"""
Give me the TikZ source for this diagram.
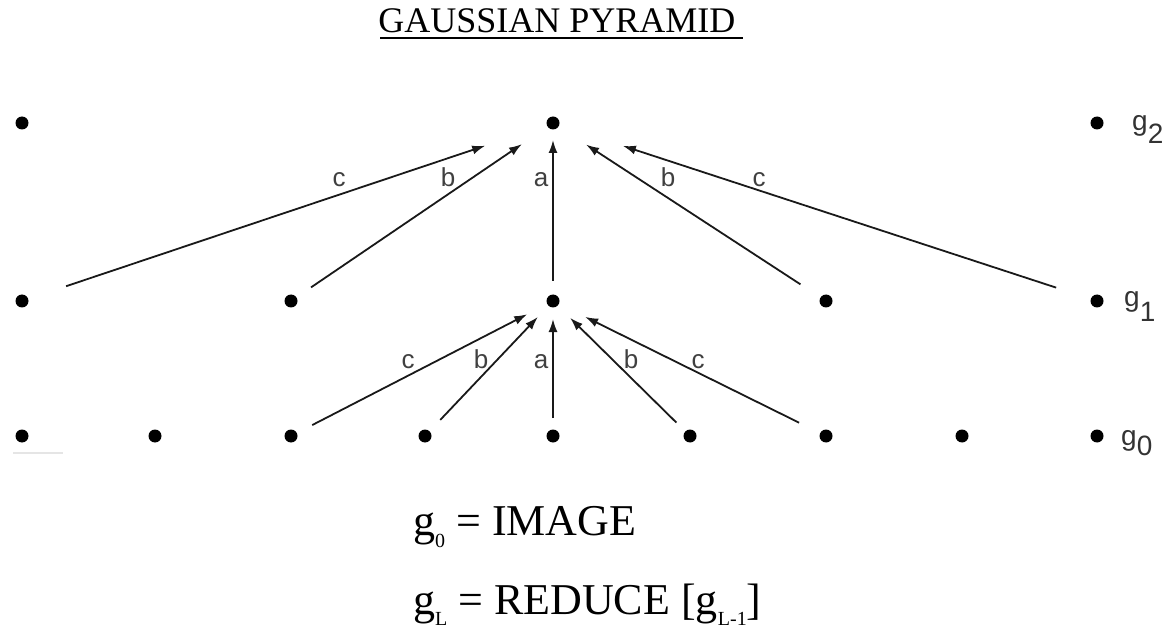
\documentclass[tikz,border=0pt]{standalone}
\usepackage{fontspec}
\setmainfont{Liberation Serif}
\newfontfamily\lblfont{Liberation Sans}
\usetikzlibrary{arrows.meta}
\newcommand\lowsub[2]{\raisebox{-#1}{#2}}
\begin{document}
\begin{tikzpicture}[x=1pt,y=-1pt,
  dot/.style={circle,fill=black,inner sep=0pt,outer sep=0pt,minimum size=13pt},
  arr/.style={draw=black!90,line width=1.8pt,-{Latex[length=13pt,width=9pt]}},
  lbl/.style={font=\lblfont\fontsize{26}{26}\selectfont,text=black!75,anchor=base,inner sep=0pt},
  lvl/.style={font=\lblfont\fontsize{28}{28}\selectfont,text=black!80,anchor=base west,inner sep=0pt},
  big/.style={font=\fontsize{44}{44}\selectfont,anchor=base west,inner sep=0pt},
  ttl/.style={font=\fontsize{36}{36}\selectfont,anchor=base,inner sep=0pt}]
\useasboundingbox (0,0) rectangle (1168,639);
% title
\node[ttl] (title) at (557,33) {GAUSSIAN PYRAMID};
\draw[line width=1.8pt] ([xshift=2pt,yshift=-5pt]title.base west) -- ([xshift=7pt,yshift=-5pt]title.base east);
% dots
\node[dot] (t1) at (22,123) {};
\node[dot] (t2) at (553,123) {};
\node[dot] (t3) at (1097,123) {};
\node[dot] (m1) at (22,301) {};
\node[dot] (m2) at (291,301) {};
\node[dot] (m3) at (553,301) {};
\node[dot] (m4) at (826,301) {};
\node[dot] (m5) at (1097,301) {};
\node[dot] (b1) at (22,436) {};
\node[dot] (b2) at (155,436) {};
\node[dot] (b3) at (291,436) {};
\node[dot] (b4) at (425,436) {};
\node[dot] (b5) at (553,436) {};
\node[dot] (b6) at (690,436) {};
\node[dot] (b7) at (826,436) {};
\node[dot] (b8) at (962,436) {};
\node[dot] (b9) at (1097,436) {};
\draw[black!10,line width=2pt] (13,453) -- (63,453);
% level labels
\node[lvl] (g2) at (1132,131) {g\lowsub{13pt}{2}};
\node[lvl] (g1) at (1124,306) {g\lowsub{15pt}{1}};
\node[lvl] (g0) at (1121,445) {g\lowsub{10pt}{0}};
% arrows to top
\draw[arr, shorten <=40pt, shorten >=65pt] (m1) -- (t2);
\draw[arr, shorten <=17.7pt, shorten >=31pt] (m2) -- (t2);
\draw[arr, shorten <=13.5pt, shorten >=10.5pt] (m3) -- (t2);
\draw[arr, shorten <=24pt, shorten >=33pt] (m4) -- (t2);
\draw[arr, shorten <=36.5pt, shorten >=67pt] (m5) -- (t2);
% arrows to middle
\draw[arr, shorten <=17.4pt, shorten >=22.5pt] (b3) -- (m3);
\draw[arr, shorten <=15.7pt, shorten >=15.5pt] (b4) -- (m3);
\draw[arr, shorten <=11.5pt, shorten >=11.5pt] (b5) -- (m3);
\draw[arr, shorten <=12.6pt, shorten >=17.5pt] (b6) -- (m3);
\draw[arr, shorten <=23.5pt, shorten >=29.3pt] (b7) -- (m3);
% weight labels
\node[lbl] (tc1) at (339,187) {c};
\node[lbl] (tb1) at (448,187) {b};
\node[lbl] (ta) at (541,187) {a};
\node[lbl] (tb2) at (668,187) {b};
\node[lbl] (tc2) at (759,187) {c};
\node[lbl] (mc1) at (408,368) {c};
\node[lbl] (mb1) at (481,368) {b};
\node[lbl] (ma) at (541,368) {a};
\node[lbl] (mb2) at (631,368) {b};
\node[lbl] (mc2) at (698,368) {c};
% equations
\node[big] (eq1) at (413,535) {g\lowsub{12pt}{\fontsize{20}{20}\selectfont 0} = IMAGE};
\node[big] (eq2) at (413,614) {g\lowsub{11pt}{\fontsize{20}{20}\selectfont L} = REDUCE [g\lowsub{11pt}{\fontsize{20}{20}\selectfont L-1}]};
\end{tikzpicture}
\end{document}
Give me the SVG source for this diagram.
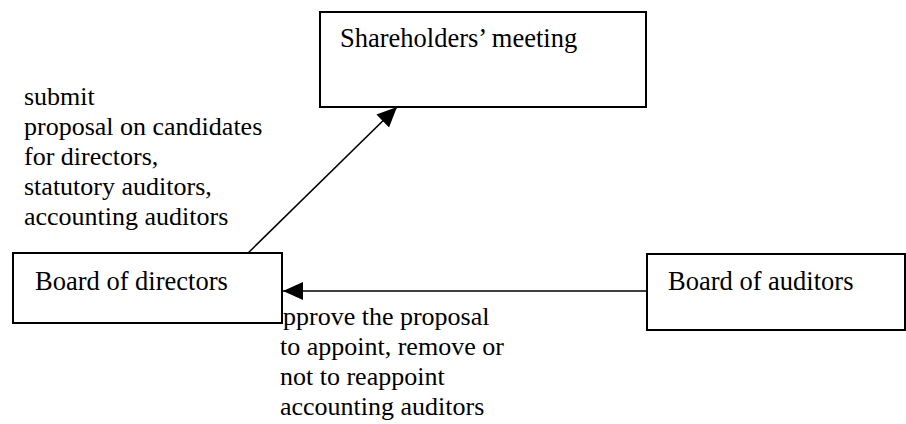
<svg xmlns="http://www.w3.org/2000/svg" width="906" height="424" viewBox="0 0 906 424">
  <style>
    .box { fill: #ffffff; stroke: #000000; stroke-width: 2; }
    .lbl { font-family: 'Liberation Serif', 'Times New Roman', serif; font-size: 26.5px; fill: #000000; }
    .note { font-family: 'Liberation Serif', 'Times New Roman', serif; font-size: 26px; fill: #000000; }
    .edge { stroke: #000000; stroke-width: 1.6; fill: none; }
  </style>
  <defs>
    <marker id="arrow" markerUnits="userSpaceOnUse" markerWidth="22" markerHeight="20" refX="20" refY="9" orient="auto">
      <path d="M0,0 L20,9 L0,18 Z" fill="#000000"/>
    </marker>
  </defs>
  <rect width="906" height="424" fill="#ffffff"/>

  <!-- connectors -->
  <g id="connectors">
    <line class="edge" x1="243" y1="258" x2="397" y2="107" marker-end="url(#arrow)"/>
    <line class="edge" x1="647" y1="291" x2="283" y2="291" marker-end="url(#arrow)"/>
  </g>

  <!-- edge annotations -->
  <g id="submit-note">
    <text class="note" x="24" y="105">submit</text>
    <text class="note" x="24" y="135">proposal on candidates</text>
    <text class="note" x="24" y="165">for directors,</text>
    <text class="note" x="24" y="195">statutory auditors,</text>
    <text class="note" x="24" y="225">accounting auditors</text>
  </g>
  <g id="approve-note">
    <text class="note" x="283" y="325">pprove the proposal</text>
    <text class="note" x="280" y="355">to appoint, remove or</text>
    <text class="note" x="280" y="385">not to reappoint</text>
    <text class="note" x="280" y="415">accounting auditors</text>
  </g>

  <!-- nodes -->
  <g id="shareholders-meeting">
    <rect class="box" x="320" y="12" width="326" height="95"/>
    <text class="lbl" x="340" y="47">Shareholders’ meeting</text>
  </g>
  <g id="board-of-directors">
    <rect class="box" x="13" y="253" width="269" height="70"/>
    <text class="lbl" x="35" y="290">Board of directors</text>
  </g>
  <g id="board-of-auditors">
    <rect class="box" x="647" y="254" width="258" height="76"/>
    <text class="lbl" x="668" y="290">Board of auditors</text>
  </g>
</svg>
"""
**Work to complete**
Without the pictures, write out the whole listing above exactly as it appears.

**Complete answer**
Give me the TikZ source for this diagram.
\documentclass[tikz,border=0pt]{standalone}
\usepackage{fontspec}
\setmainfont{Liberation Serif}
\newfontfamily\lblfont{Liberation Sans}
\usetikzlibrary{arrows.meta}
\newcommand\lowsub[2]{\raisebox{-#1}{#2}}
\begin{document}
\begin{tikzpicture}[x=1pt,y=-1pt,
  dot/.style={circle,fill=black,inner sep=0pt,outer sep=0pt,minimum size=13pt},
  arr/.style={draw=black!90,line width=1.8pt,-{Latex[length=13pt,width=9pt]}},
  lbl/.style={font=\lblfont\fontsize{26}{26}\selectfont,text=black!75,anchor=base,inner sep=0pt},
  lvl/.style={font=\lblfont\fontsize{28}{28}\selectfont,text=black!80,anchor=base west,inner sep=0pt},
  big/.style={font=\fontsize{44}{44}\selectfont,anchor=base west,inner sep=0pt},
  ttl/.style={font=\fontsize{36}{36}\selectfont,anchor=base,inner sep=0pt}]
\useasboundingbox (0,0) rectangle (1168,639);
% title
\node[ttl] (title) at (557,33) {GAUSSIAN PYRAMID};
\draw[line width=1.8pt] ([xshift=2pt,yshift=-5pt]title.base west) -- ([xshift=7pt,yshift=-5pt]title.base east);
% dots
\node[dot] (t1) at (22,123) {};
\node[dot] (t2) at (553,123) {};
\node[dot] (t3) at (1097,123) {};
\node[dot] (m1) at (22,301) {};
\node[dot] (m2) at (291,301) {};
\node[dot] (m3) at (553,301) {};
\node[dot] (m4) at (826,301) {};
\node[dot] (m5) at (1097,301) {};
\node[dot] (b1) at (22,436) {};
\node[dot] (b2) at (155,436) {};
\node[dot] (b3) at (291,436) {};
\node[dot] (b4) at (425,436) {};
\node[dot] (b5) at (553,436) {};
\node[dot] (b6) at (690,436) {};
\node[dot] (b7) at (826,436) {};
\node[dot] (b8) at (962,436) {};
\node[dot] (b9) at (1097,436) {};
\draw[black!10,line width=2pt] (13,453) -- (63,453);
% level labels
\node[lvl] (g2) at (1132,131) {g\lowsub{13pt}{2}};
\node[lvl] (g1) at (1124,306) {g\lowsub{15pt}{1}};
\node[lvl] (g0) at (1121,445) {g\lowsub{10pt}{0}};
% arrows to top
\draw[arr, shorten <=40pt, shorten >=65pt] (m1) -- (t2);
\draw[arr, shorten <=17.7pt, shorten >=31pt] (m2) -- (t2);
\draw[arr, shorten <=13.5pt, shorten >=10.5pt] (m3) -- (t2);
\draw[arr, shorten <=24pt, shorten >=33pt] (m4) -- (t2);
\draw[arr, shorten <=36.5pt, shorten >=67pt] (m5) -- (t2);
% arrows to middle
\draw[arr, shorten <=17.4pt, shorten >=22.5pt] (b3) -- (m3);
\draw[arr, shorten <=15.7pt, shorten >=15.5pt] (b4) -- (m3);
\draw[arr, shorten <=11.5pt, shorten >=11.5pt] (b5) -- (m3);
\draw[arr, shorten <=12.6pt, shorten >=17.5pt] (b6) -- (m3);
\draw[arr, shorten <=23.5pt, shorten >=29.3pt] (b7) -- (m3);
% weight labels
\node[lbl] (tc1) at (339,187) {c};
\node[lbl] (tb1) at (448,187) {b};
\node[lbl] (ta) at (541,187) {a};
\node[lbl] (tb2) at (668,187) {b};
\node[lbl] (tc2) at (759,187) {c};
\node[lbl] (mc1) at (408,368) {c};
\node[lbl] (mb1) at (481,368) {b};
\node[lbl] (ma) at (541,368) {a};
\node[lbl] (mb2) at (631,368) {b};
\node[lbl] (mc2) at (698,368) {c};
% equations
\node[big] (eq1) at (413,535) {g\lowsub{12pt}{\fontsize{20}{20}\selectfont 0} = IMAGE};
\node[big] (eq2) at (413,614) {g\lowsub{11pt}{\fontsize{20}{20}\selectfont L} = REDUCE [g\lowsub{11pt}{\fontsize{20}{20}\selectfont L-1}]};
\end{tikzpicture}
\end{document}
Give me the SVG source for this diagram.
<svg xmlns="http://www.w3.org/2000/svg" width="906" height="424" viewBox="0 0 906 424">
  <style>
    .box { fill: #ffffff; stroke: #000000; stroke-width: 2; }
    .lbl { font-family: 'Liberation Serif', 'Times New Roman', serif; font-size: 26.5px; fill: #000000; }
    .note { font-family: 'Liberation Serif', 'Times New Roman', serif; font-size: 26px; fill: #000000; }
    .edge { stroke: #000000; stroke-width: 1.6; fill: none; }
  </style>
  <defs>
    <marker id="arrow" markerUnits="userSpaceOnUse" markerWidth="22" markerHeight="20" refX="20" refY="9" orient="auto">
      <path d="M0,0 L20,9 L0,18 Z" fill="#000000"/>
    </marker>
  </defs>
  <rect width="906" height="424" fill="#ffffff"/>

  <!-- connectors -->
  <g id="connectors">
    <line class="edge" x1="243" y1="258" x2="397" y2="107" marker-end="url(#arrow)"/>
    <line class="edge" x1="647" y1="291" x2="283" y2="291" marker-end="url(#arrow)"/>
  </g>

  <!-- edge annotations -->
  <g id="submit-note">
    <text class="note" x="24" y="105">submit</text>
    <text class="note" x="24" y="135">proposal on candidates</text>
    <text class="note" x="24" y="165">for directors,</text>
    <text class="note" x="24" y="195">statutory auditors,</text>
    <text class="note" x="24" y="225">accounting auditors</text>
  </g>
  <g id="approve-note">
    <text class="note" x="283" y="325">pprove the proposal</text>
    <text class="note" x="280" y="355">to appoint, remove or</text>
    <text class="note" x="280" y="385">not to reappoint</text>
    <text class="note" x="280" y="415">accounting auditors</text>
  </g>

  <!-- nodes -->
  <g id="shareholders-meeting">
    <rect class="box" x="320" y="12" width="326" height="95"/>
    <text class="lbl" x="340" y="47">Shareholders’ meeting</text>
  </g>
  <g id="board-of-directors">
    <rect class="box" x="13" y="253" width="269" height="70"/>
    <text class="lbl" x="35" y="290">Board of directors</text>
  </g>
  <g id="board-of-auditors">
    <rect class="box" x="647" y="254" width="258" height="76"/>
    <text class="lbl" x="668" y="290">Board of auditors</text>
  </g>
</svg>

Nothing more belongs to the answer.